10 inches wide by 8 inches high
(20.3cm x 25.4cm)
Camp Columbia, Cuba
The three U.S. Army infantrymen standing at the right side of the photo were - according to a very faint caption on the lower edge of the photograph - members of Sergeant Holden's squad. Holden appears at the far left of this image which was taken at Camp Columbia, Cuba sometime between 1899 and 1902, not long after the end of the Spanish-American War. The dates are based upon the time period when elements of the 7th U. S. Cavalry were stationed at Camp Columbia. An unidentified trooper or officer of the 7th compiled the album in which this photograph originated.
This sergeant appears to be Sergeant James Holden of Company "F", 8th United States Infantry. Holden was born about 1870 in Kilkenny, Ireland, and was a resident of New York City when he enlisted in the 8th U.S. Infantry on 5 June 1896. He was honorably discharged with the rank of corporal at Havana, Cuba on 4 June 1899. He reenlisted the following day and served until 4 June 1902 when he was honorably discharged at the rank of sergeant. At the time of both discharges, his character was listed as "excellent".

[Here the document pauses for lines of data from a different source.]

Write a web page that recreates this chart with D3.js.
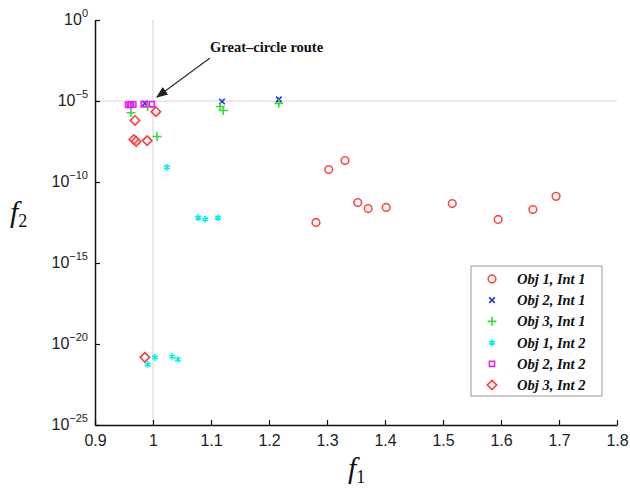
<!DOCTYPE html>
<meta charset="UTF-8">
<html>
<head>
  <style>
    body { margin: 0; background: #fff; }
    .tick-label { font: 16px "Liberation Sans", sans-serif; fill: #222; }
    .leg text { font: bold italic 14.5px "Liberation Serif", serif; fill: #111; }
  </style>
</head>
<body>
  <script src="https://cdn.jsdelivr.net/npm/d3@7/dist/d3.min.js"></script>
  <script>
    // series: [f1, f2]
    var obj1Int1 = [[1.281, 3.2e-13], [1.303, 5.9e-10], [1.331, 2.1e-9], [1.353, 5.4e-12], [1.371, 2.3e-12],
                    [1.402, 2.7e-12], [1.516, 4.7e-12], [1.595, 4.9e-13], [1.655, 2.0e-12], [1.695, 1.3e-11]];
    var obj2Int1 = [[0.986, 7.1e-6], [1.119, 9.3e-6], [1.217, 1.26e-5]];
    var obj3Int1 = [[0.962, 1.9e-6], [0.991, 4.6e-6], [1.007, 6.5e-8], [1.116, 4.6e-6], [1.121, 2.6e-6], [1.217, 7.1e-6]];
    var obj1Int2 = [[1.024, 8e-10], [1.078, 6.3e-13], [1.090, 5e-13], [1.112, 6.3e-13],
                    [0.991, 5.4e-22], [1.003, 1.5e-21], [1.033, 1.7e-21], [1.043, 1.1e-21]];
    var obj2Int2 = [[0.957, 6e-6], [0.960, 5.5e-6], [0.962, 6e-6], [0.966, 6e-6], [0.984, 6.3e-6], [0.998, 6.3e-6]];
    var obj3Int2 = [[0.969, 6.3e-7], [0.967, 4.2e-8], [0.971, 3.2e-8], [0.990, 3.6e-8], [1.005, 2.2e-6], [0.986, 1.5e-21]];

    var xTicks = [0.9, 1, 1.1, 1.2, 1.3, 1.4, 1.5, 1.6, 1.7, 1.8];
    var yExps = [0, -5, -10, -15, -20, -25];

    var series = [
      { name: "Obj 1, Int 1", data: obj1Int1, sym: d3.symbolCircle, size: 46, color: "#ff4a4a" },
      { name: "Obj 2, Int 1", data: obj2Int1, sym: d3.symbolTimes, size: 22, color: "#2a2ae0" },
      { name: "Obj 3, Int 1", data: obj3Int1, sym: d3.symbolPlus, size: 28, color: "#33dd33" },
      { name: "Obj 1, Int 2", data: obj1Int2, sym: d3.symbolAsterisk, size: 30, color: "#00f0f0" },
      { name: "Obj 2, Int 2", data: obj2Int2, sym: d3.symbolSquare2, size: 34, color: "#ee22ee" },
      { name: "Obj 3, Int 2", data: obj3Int2, sym: d3.symbolDiamond2, size: 56, color: "#ff3a3a" }
    ];

    var margin = { top: 20, right: 13, bottom: 71, left: 95 },
      width = 630 - margin.left - margin.right,
      height = 496 - margin.top - margin.bottom;

    var svg = d3.select("body").append("svg")
      .attr("width", 630).attr("height", 496);
    var g = svg.append("g").attr("transform", "translate(" + margin.left + "," + margin.top + ")");

    var x = d3.scaleLinear().domain([0.9, 1.8]).range([0, width]);
    var y = d3.scaleLog().domain([1e-25, 1]).range([height, 0]);

    // reference lines at f1 = 1 and f2 = 1e-5
    g.append("line").attr("x1", x(1)).attr("x2", x(1)).attr("y1", 0).attr("y2", height)
      .attr("stroke", "#d4d4d4").attr("stroke-width", 1);
    g.append("line").attr("x1", 0).attr("x2", width).attr("y1", y(1e-5)).attr("y2", y(1e-5))
      .attr("stroke", "#d4d4d4").attr("stroke-width", 1);

    // axes
    var xAxis = d3.axisBottom(x).tickValues(xTicks).tickSizeInner(-5).tickSizeOuter(0)
      .tickFormat(function (d) { return d3.format("")(+d.toFixed(1)); });
    var gx = g.append("g").attr("transform", "translate(0," + height + ")").call(xAxis);
    gx.select(".domain").attr("stroke", "#111").attr("stroke-width", 1.5);
    gx.selectAll(".tick line").attr("stroke", "#111").attr("stroke-width", 1.2);
    gx.selectAll(".tick text").attr("class", "tick-label").attr("y", 10).attr("dy", "0.71em");

    var yAxis = d3.axisLeft(y).tickValues(yExps.map(function (e) { return Math.pow(10, e); }))
      .tickSizeInner(-5).tickSizeOuter(0).tickFormat("");
    var gy = g.append("g").call(yAxis);
    gy.select(".domain").attr("stroke", "#111").attr("stroke-width", 1.5);
    gy.selectAll(".tick line").attr("stroke", "#111").attr("stroke-width", 1.2);
    gy.selectAll(".tick").each(function (d, i) {
      var t = d3.select(this).append("text").attr("class", "tick-label")
        .attr("x", -7).attr("y", 4).attr("text-anchor", "end");
      t.append("tspan").text("10");
      t.append("tspan").attr("dy", -8).attr("font-size", 11).text(String(yExps[i]).replace("-", "\u2212"));
    });

    // points
    series.forEach(function (s) {
      var path = d3.symbol().type(s.sym).size(s.size)();
      g.append("g").selectAll("path").data(s.data).enter().append("path")
        .attr("d", path)
        .attr("transform", function (d) { return "translate(" + x(d[0]) + "," + y(d[1]) + ")"; })
        .attr("fill", "none").attr("stroke", s.color).attr("stroke-width", 1.6);
    });

    // annotation
    svg.append("defs").append("marker").attr("id", "arr")
      .attr("viewBox", "0 0 10 10").attr("refX", 9).attr("refY", 5)
      .attr("markerWidth", 9).attr("markerHeight", 9).attr("orient", "auto-start-reverse")
      .append("path").attr("d", "M0,1 L10,5 L0,9 Z").attr("fill", "#222");
    svg.append("line").attr("x1", 210).attr("y1", 58).attr("x2", 157).attr("y2", 97)
      .attr("stroke", "#333").attr("stroke-width", 1.3).attr("marker-end", "url(#arr)");
    svg.append("text").attr("x", 210).attr("y", 52)
      .style("font", "bold 14.5px 'Liberation Serif', serif").attr("fill", "#111")
      .text("Great\u2013circle route");

    // axis titles
    var t1 = svg.append("text").attr("x", 348).attr("y", 478)
      .style("font", "italic 30px 'Liberation Serif', serif").attr("fill", "#111");
    t1.append("tspan").text("f");
    t1.append("tspan").attr("font-size", 18).attr("font-style", "normal").attr("dy", 5).text("1");
    var t2 = svg.append("text").attr("x", 10).attr("y", 222)
      .style("font", "italic 30px 'Liberation Serif', serif").attr("fill", "#111");
    t2.append("tspan").text("f");
    t2.append("tspan").attr("font-size", 18).attr("font-style", "normal").attr("dy", 5).text("2");

    // legend
    var leg = svg.append("g").attr("class", "leg").attr("transform", "translate(471,266)");
    leg.append("rect").attr("width", 131).attr("height", 130)
      .attr("fill", "#fff").attr("stroke", "#999").attr("stroke-width", 1);
    series.forEach(function (s, i) {
      var row = leg.append("g").attr("transform", "translate(0," + (13 + i * 21.2) + ")");
      row.append("path").attr("d", d3.symbol().type(s.sym).size(s.size)())
        .attr("transform", "translate(21,0)")
        .attr("fill", "none").attr("stroke", s.color).attr("stroke-width", 1.6);
      row.append("text").attr("x", 46).attr("y", 5).text(s.name);
    });
  </script>
</body>
</html>
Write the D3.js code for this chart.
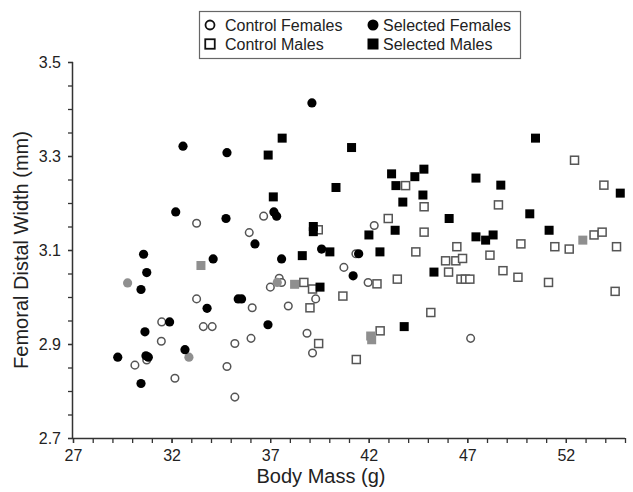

After army service, Holden would marry Miss Hannah Cochrane in 1905. The couple would have two sons, Joseph, born around 1910 in Manhattan, and William Thomas, born around 1914 in Brooklyn, New York.
Interestingly a somewhat shaky-handed ink inscription on the photograph's reverse side reads: "Obnan brothers, Liberty Pa." I assume that all three of the soldiers with Sergeant Holden were in fact brothers - they do bear resemblances to one another to a certain degree. The photo may have been something of a novelty if indeed three brothers were serving in Holden's squad. Unfortunately, I have been unable to find any records of anyone, let alone two or three brothers by the name of Obnan serving in Cuba at the time or living in Liberty, Pennsylvania in the time periods before or after the approximate date of the photo.
All four men are armed with either Model 1896 or Model 1898 U.S. Krag-Jorgensen Rifles. Sergeant Holden and two of his men wear dark blue, double-looped Mills Cartridge Belts while the Private second from right wears a khaki version of the same belt. All four men seem to be wearing Khaki service tunics of the type adopted in August of 1899. Additionally, all four men wear U.S.-issued M1889 tropical service helmets.